Und der Hund rechts? Das ist eben nur ein Hund 😉
Wirft man einen genaueren Blick auf das Gemälde, so wirkt der Strohbündel links etwas unpassend. Vermutlich handelt es sich um eine Übermalung von Jean-Baptiste Pater, Watteaus Schüler. Eigentlich war da nämlich eine mit Stroh beladene Karre vorgesehen.
Dass wir das Gemälde überhaupt noch betrachten können, ist schon fast ein Wunder. Es war nämlich, als Ladenreklame, unter dem Vordach dirrekt über dem Schaufenster ausgestellt, Wind und Wetter völlig ungeschützt. Na ja, es war ja auch kein Gemälde für die Galerie, sondern eben nur gewöhnliche Ladenreklame. Und es war mal größer, ein gut 30 cm breiter Streifen wurde irgendwann von irgendwem (möglicherweise Pater) abgeschnitten, um beide Teile in ihrem Format aneinander anzupassen.
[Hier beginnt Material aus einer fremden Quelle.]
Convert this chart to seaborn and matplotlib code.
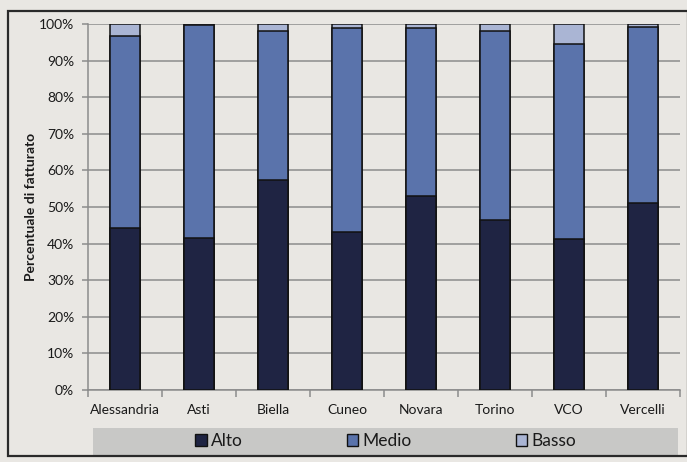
import numpy as np
import pandas as pd
import matplotlib
matplotlib.use("Agg")
import matplotlib.pyplot as plt
from matplotlib.patches import Patch, Rectangle
from matplotlib.ticker import FixedLocator, PercentFormatter
import seaborn as sns

# Province and share of turnover by level (%)
province = ["Alessandria", "Asti", "Biella", "Cuneo", "Novara", "Torino", "VCO", "Vercelli"]
alto = [44.3, 41.4, 57.5, 43.1, 52.9, 46.5, 41.2, 51.0]
medio = [52.5, 58.2, 40.7, 55.9, 46.1, 51.5, 53.3, 48.2]
basso = [3.2, 0.4, 1.8, 1.0, 1.0, 2.0, 5.5, 0.8]
serie = ["Alto", "Medio", "Basso"]
y_ticks = [0, 10, 20, 30, 40, 50, 60, 70, 80, 90, 100]

colori = {"Alto": "#1f2443", "Medio": "#5a73ab", "Basso": "#aab5d4"}
sfondo = "#e9e7e3"

df = pd.DataFrame({"provincia": province, "Alto": alto, "Medio": medio, "Basso": basso})
# cumulative tops for the stacked columns
df["top_alto"] = df["Alto"]
df["top_medio"] = df["Alto"] + df["Medio"]
df["top_basso"] = df["Alto"] + df["Medio"] + df["Basso"]

sns.set_theme(style="white")
plt.rcParams["font.family"] = ["Lato", "DejaVu Sans"]

fig = plt.figure(figsize=(6.87, 4.62), dpi=100, facecolor=sfondo)
ax = fig.add_axes([88 / 687, 1 - 390 / 462, (680 - 88) / 687, (390 - 24) / 462])
ax.set_facecolor(sfondo)

# stacked columns drawn back to front: the taller cumulative bars first
for col, nome in [("top_basso", "Basso"), ("top_medio", "Medio"), ("top_alto", "Alto")]:
    sns.barplot(data=df, x="provincia", y=col, order=province, color=colori[nome],
                saturation=1, width=0.4, edgecolor="#111111", linewidth=1.1,
                errorbar=None, ax=ax, zorder=3)

ax.set_ylim(0, 100)
ax.set_xlim(-0.5, len(province) - 0.5)
ax.yaxis.set_major_locator(FixedLocator(y_ticks))
ax.yaxis.set_major_formatter(PercentFormatter(decimals=0))
ax.grid(axis="y", color="#8c8c8c", linewidth=1.1, zorder=0)
ax.set_axisbelow(True)

for s in ["top", "right"]:
    ax.spines[s].set_visible(False)
for s in ["left", "bottom"]:
    ax.spines[s].set_color("#8c8c8c")
    ax.spines[s].set_linewidth(1.1)

ax.tick_params(axis="y", which="major", left=True, length=4, width=1.1, color="#8c8c8c",
               pad=6, labelsize=10, labelcolor="#1a1a1a")
ax.xaxis.set_minor_locator(FixedLocator(np.arange(-0.5, len(province), 1.0)))
ax.tick_params(axis="x", which="major", bottom=False, length=0, pad=10,
               labelsize=10, labelcolor="#1a1a1a")
ax.tick_params(axis="x", which="minor", bottom=True, length=5, width=1.1, color="#8c8c8c")

ax.set_xlabel("")
ax.set_ylabel("Percentuale di fatturato", fontsize=10, fontweight="bold", color="#1a1a1a",
              labelpad=1)

# grey legend band below the axis
fig.patches.append(Rectangle((93 / 687, 1 - 455 / 462), (678 - 93) / 687, 27 / 462,
                             transform=fig.transFigure, facecolor="#c8c8c6",
                             edgecolor="none", zorder=0))
handles = [Patch(facecolor=colori[n], edgecolor="#111111", linewidth=1.0) for n in serie]
fig.legend(handles, serie, loc="center", bbox_to_anchor=(386 / 687, 1 - 441 / 462),
           ncol=3, frameon=False, fontsize=12.5, handlelength=0.65, handleheight=0.65,
           handletextpad=0.25, columnspacing=6.0, labelcolor="#1a1a1a")

# outer frame of the chart
fig.patches.append(Rectangle((8 / 687, 1 - 456 / 462), 680 / 687, 445 / 462,
                             transform=fig.transFigure, facecolor="none",
                             edgecolor="#2a2a2a", linewidth=1.6, zorder=5))

fig.savefig("out.png", dpi=100, facecolor=sfondo)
Mittlerweile steht es im Konzertzimmer im Schloss Charlottenburg, wohin es ca 1744 vom Friedrich dem Großen durch die Vermittlung von Friedrich Rudolph Graf von Rothenburg gekauft wurde. Für 8000 Livres, eine Summe, über die sich der Alte Fritz entsetzt als „exorbitant“ geäußert hatte. Meines Erachtens hat es sich aber gelohnt!